Associate Professor of Biology David C. Page is one of three winners of the Amory Prize for Reproductive Biology awarded by the American Academy of Arts and Sciences. Professor Page was recognized along with two Englishmen, Peter Good-fellow of SmithKline Beecham and Robin H. Lovell-Badge of the MRC National Institute for Medical Research, for discovering the SRY gene, a gene carried by men that determines whether a woman's fertilized egg develops into a male. He is also associate director of the Whitehead/MIT Center for Genome Research and a Howard Hughes Medical Institute researcher.

The Amory Prize was bestowed for the first time in five years for solving "one of the central problems in biology, namely how the two sexes form," the AAAS said. Among those presiding at the ceremony was Paul R. Schimmel, chairman of the Academy's Amory Prize Committee and the John D. and Catherine T. Mac-Arthur Professor of Biochemistry and Biophysics.

Professor Page was recognized for developing the first map of the Y chromosome that identified the approximate location of the SRY gene.

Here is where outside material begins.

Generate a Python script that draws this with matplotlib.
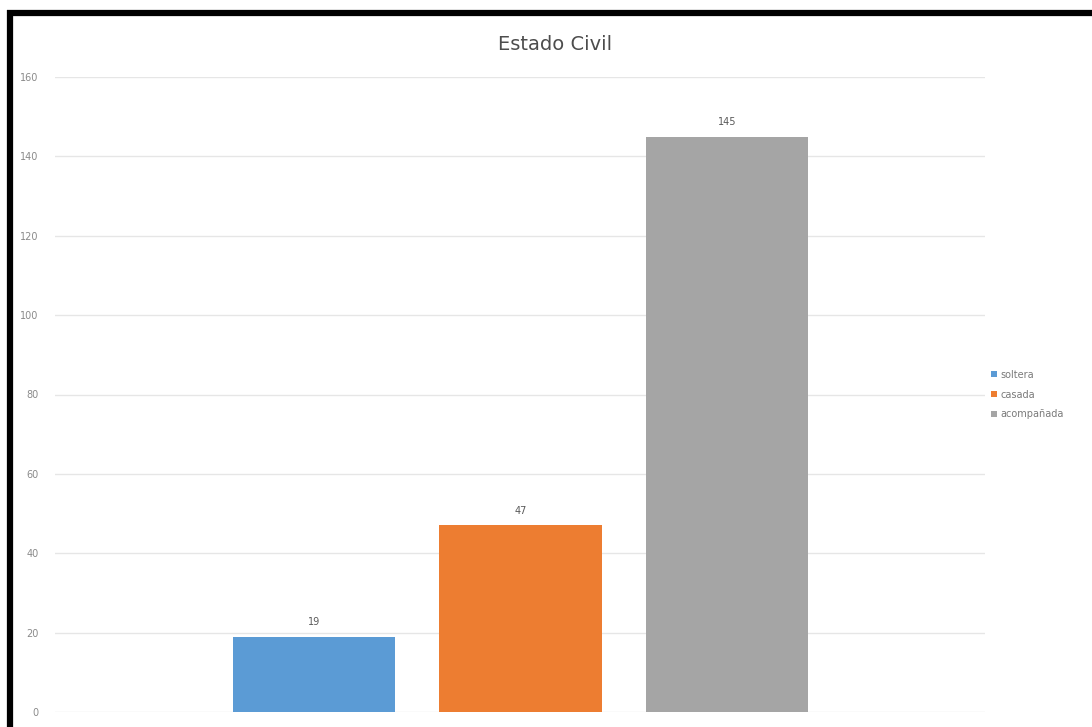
import matplotlib.pyplot as plt
from matplotlib.lines import Line2D

categorias = ["soltera", "casada", "acompañada"]
valores = [19, 47, 145]
colores = ["#5b9bd5", "#ed7d31", "#a5a5a5"]
ticks_y = [0, 20, 40, 60, 80, 100, 120, 140, 160]

fig = plt.figure(figsize=(10.92, 7.27), dpi=100)
ax = fig.add_axes([55 / 1092, 15 / 727, 930 / 1092, 635 / 727])

pos = list(range(len(categorias)))
barras = ax.bar(pos, valores, width=0.786, color=colores, label=categorias, zorder=3)
for b, v in zip(barras, valores):
    ax.text(b.get_x() + b.get_width() / 2, v + 2.5, str(v), ha="center", va="bottom",
            fontsize=7, color="#595959")

ax.set_xlim(-1.255, 3.25)
ax.set_ylim(0, 160)
ax.set_yticks(ticks_y)
ax.set_xticks([])
ax.tick_params(axis="y", length=0, labelsize=7, labelcolor="#8a8a8a", pad=12)
ax.grid(axis="y", color="#e6e6e6", linewidth=1, zorder=0)
for s in ax.spines.values():
    s.set_visible(False)

fig.text(555 / 1092, 1 - 45 / 727, "Estado Civil", ha="center", va="center",
         fontsize=14, color="#4d4d4d")

ax.legend(loc="center left", bbox_to_anchor=(1.0, 0.5), frameon=False, fontsize=7,
          labelcolor="#7a7a7a", handlelength=0.6, handleheight=0.6, handletextpad=0.4,
          labelspacing=1.0, borderaxespad=0.2)

# marco negro superior e izquierdo
fig.add_artist(Line2D([7 / 1092, 1], [1 - 13 / 727, 1 - 13 / 727], color="black",
                      linewidth=4.5, solid_capstyle="butt", transform=fig.transFigure))
fig.add_artist(Line2D([9.5 / 1092, 9.5 / 1092], [0, 1 - 10 / 727], color="black",
                      linewidth=4.5, solid_capstyle="butt", transform=fig.transFigure))

fig.savefig("out.png", dpi=100)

His team subsequently characterized the region of the Y chromosome that exchanges with the X chromosome, as well as regions on Y that contain genes for stature, development of testicular tumors and common forms of male infertility.

Professor Page's co-winners used his gene map along with cloning techniques to isolate the male-determining gene in mice and men. The AAAS also cited the three scientists' achievement for shedding light on the pathophysiology of a major class of human disorders including hermaphroditism.

A version of this article appeared in MIT Tech Talk on February 12, 1997.